L’économiste de Podemos regrette qu’«aujourd’hui, de nombreuses grandes multinationales se situent bien en dessous de 10% dans le taux effectif, grâce aux diverses exonérations et allégements fiscaux dont elle bénéficie». Pour M. Álvarez, la fixation d’un taux minimum à l’échelle mondiale «permettra non seulement de répartir plus équitablement la charge fiscale dans les pays de l’OCDE – en renforçant la progressivité – mais aussi d’élargir la marge fiscale pour faire face à la reconstruction économique après la pandémie», conclut-il.

Lieu d’imposition

L’autre pierre d’achoppement ou grande inconnue à éclaircir en juillet est le lieu d’imposition des entreprises. De nombreux autres facteurs entrent en ligne de compte, tels que les nouveaux modes de création de revenus issus de l’économie numérique ou les milliers de conventions bilatérales de double imposition signées entre tous les pays. Les États profitant des techniques d’érosion de la base et de transfert des revenus (BEPS) mises en oeuvre par les multinationales pour économiser des impôts, comme l’Irlande, les Pays-Bas ou le Luxembourg, ainsi que les entreprises elles-mêmes, au premier rang desquelles les grandes sociétés technologiques américaines, voudront jouer leurs cartes et boycotter l’éventuel accord par tous les moyens possibles.

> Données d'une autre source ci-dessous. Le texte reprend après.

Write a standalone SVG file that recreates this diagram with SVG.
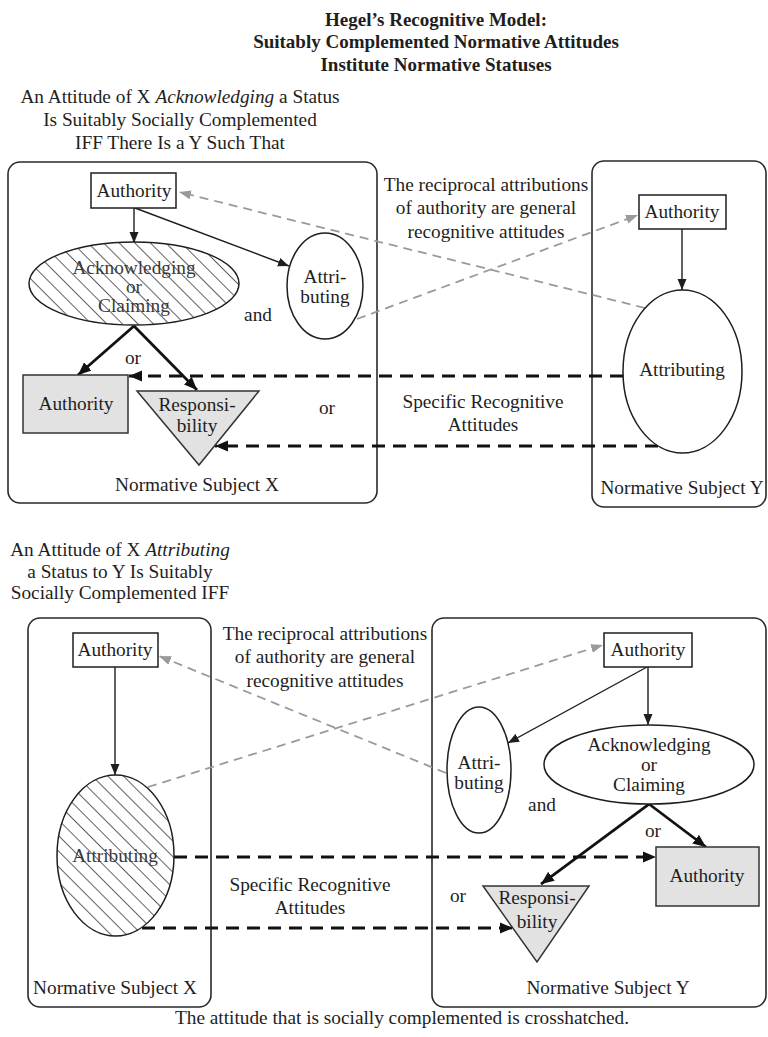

Malgré les doutes, les principaux gouvernements du monde et ceux qui avaient auparavant adopté la course vers le bas en matière d’impôts et toléré le dumping fiscal semblent vouloir arrêter l’hémorragie. Les États-Unis poussent en avant le débat, et les coups de pouce américains ont toujours beaucoup de poids dans les changements et reconfigurations économiques mondiaux.

Système fiscal plus juste

«Le système fiscal international doit devenir plus équitable et plus redistributif, non seulement pour augmenter la collecte des impôts aux États-Unis mais aussi dans chaque pays», déclare le coordinateur d’Oxfam. Des mots dans lesquels nous pouvons trouver des similitudes avec la phrase que Mme Yellen a prononcée après avoir appelé à une plus grande collaboration mondiale pour faire face à cette crise: «America first must never mean America alone»(L’Amérique d’abord ne doit jamais signifier l’Amérique seule).